The complexity of our global interconnected systems can be overwhelming, and most of us often assume the there is some higher authority that is much more qualified to address the problems we see. And then we wait until things worsen.
Most of us assume that we are not qualified enough or not powerful enough to challenge the status quo. We rely on authority to address the systemic flaws in our society. And this is perhaps our greatest mistake.
From internet privacy, to cybercrime, to high frequency trading, we just assume there is someone smarter out there whose job it is to take care of the collective good. However, my personal experience tells me that this it is exactly the sort of myth that got us into this predicament.

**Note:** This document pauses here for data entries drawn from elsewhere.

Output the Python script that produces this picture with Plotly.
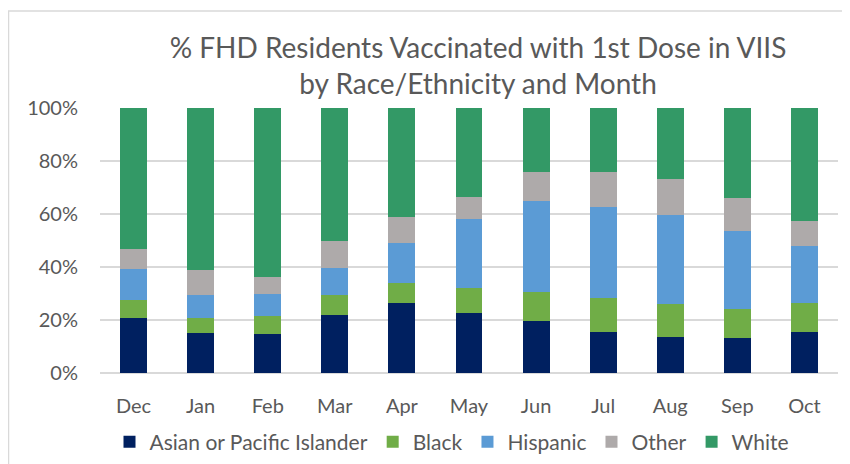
import plotly.graph_objects as go

months = ["Dec", "Jan", "Feb", "Mar", "Apr", "May", "Jun", "Jul", "Aug", "Sep", "Oct"]
asian_pi = [20.8, 15.2, 14.9, 21.9, 26.3, 22.8, 19.6, 15.6, 13.6, 13.1, 15.6]
black = [6.6, 5.6, 6.5, 7.7, 7.8, 9.4, 11.1, 12.6, 12.4, 11.2, 11.0]
hispanic = [12.0, 8.8, 8.6, 10.2, 15.0, 26.1, 34.2, 34.6, 33.8, 29.4, 21.5]
other = [7.3, 9.3, 6.1, 10.2, 9.9, 8.0, 10.8, 12.9, 13.4, 12.5, 9.3]
white = [53.3, 61.1, 63.9, 50.0, 41.0, 33.7, 24.3, 24.3, 26.8, 33.8, 42.6]

series = [
    ("Asian or Pacific Islander", asian_pi, "#002060"),
    ("Black", black, "#70AD47"),
    ("Hispanic", hispanic, "#5B9BD5"),
    ("Other", other, "#AEAAAA"),
    ("White", white, "#339966"),
]

FONT = "Lato"
GRAY = "#595959"

fig = go.Figure()
for name, vals, col in series:
    fig.add_trace(go.Bar(
        x=months, y=[v / 100 for v in vals], name=name,
        marker=dict(color=col, line=dict(width=0)),
    ))

# page is offset by the 8px body margin
OFF = 8
W, H = 850 - OFF, 464 - OFF
L, R, T, B = 100 - OFF, 12, 108 - OFF, 91
ph = H - T - B
pw = W - L - R

fig.update_layout(
    width=W, height=H,
    barmode="stack", bargap=0.6,
    paper_bgcolor="white", plot_bgcolor="white",
    margin=dict(l=L, r=R, t=T, b=B, autoexpand=False),
    font=dict(family=FONT, color=GRAY, size=20),
    title=dict(
        text="% FHD Residents Vaccinated with 1st Dose in VIIS<br>by Race/Ethnicity and Month",
        x=(478 - OFF) / W, xanchor="center", xref="container",
        y=1 - (58 - OFF) / H, yanchor="middle", yref="container",
        font=dict(family=FONT, size=28, color=GRAY),
    ),
    legend=dict(
        orientation="h", x=(452 - 100) / pw, xanchor="center",
        y=(ph - (442 - 108)) / ph, yanchor="middle",
        font=dict(family=FONT, size=21, color=GRAY),
        traceorder="normal", itemwidth=30,
        bgcolor="rgba(0,0,0,0)",
    ),
    xaxis=dict(
        showgrid=False, showline=False, ticks="",
        ticklabelstandoff=19,
        tickfont=dict(family=FONT, size=20, color=GRAY),
    ),
    yaxis=dict(
        range=[0, 1], tickvals=[0, 0.2, 0.4, 0.6, 0.8, 1.0],
        tickformat=".0%", showgrid=True, gridcolor="#D9D9D9", gridwidth=1.5,
        zeroline=True, zerolinecolor="#D9D9D9", zerolinewidth=1.5,
        showline=False, ticks="", ticklabelstandoff=21,
        tickfont=dict(family=FONT, size=20, color=GRAY),
    ),
    showlegend=True,
)

fig.add_shape(
    type="rect", xref="paper", yref="paper",
    x0=(0.5 - L) / pw, x1=(860 - L) / pw,
    y0=(ph - (480 - T)) / ph, y1=(ph - (3 - T)) / ph,
    line=dict(color="#D9D9D9", width=1.5), fillcolor="rgba(0,0,0,0)",
    layer="below",
)

fig.write_html("out.html")
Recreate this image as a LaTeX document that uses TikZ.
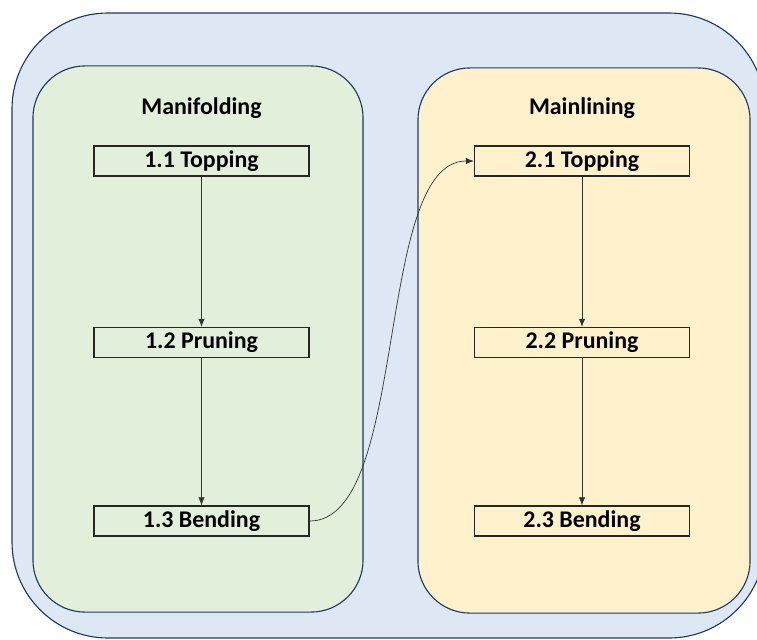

As a whistleblower, I have learned that the greatest risk is to our collective prosperity is our unwillingness to take risks to confront the visible failures of the systems we depend on. Most often, it appears that we are all equally fearful that we might change things for the worse in our attempt to change things for the better. And hence we do nothing.
If we indeed want to fulfill our societal ideals, we need to have the risk-tolerance to assert our own collective authority as a democracy over the very systems we rely on, especially when we all clearly have the sense that things have badly veered off course.
If we want to find the right way forward for the collective good, we need to challenge the complex systems upon which we depend through our own vigilance, unafraid of the backlash that comes because we are proven wrong or, even worse, proven right.
In a sense, we must all become whistleblowers, alerting one another to the systemic risks to which our interconnected societies are exposed, whether it is an encroachment on civil rights and privacy, criminal and fraudulent activity, or the greater issues of doctrines of hate and threats to the democratic process.
From the perspective of a whistle-blower that has successfully assisted in addressing systemic flaws in our global marketplace, I can tell you with complete certainty that with regard to the complexity of our global society and its systems of governance and technology there is no absolute authority.
When one realizes that in the absence of absolute authority that it not only a right, but a moral and ethical obligation to work to change the world that is into the world that should be, then one finds oneself at a new starting point of uncertainty, proverbially with one foot dangling over the precipice.
And suppose we do indeed find the courage to take one more step forward based purely on our own conviction that we can make meaningful change; then perhaps it is because we understand that in this complex and uncertain world, our greatest risk is that we each risk nothing.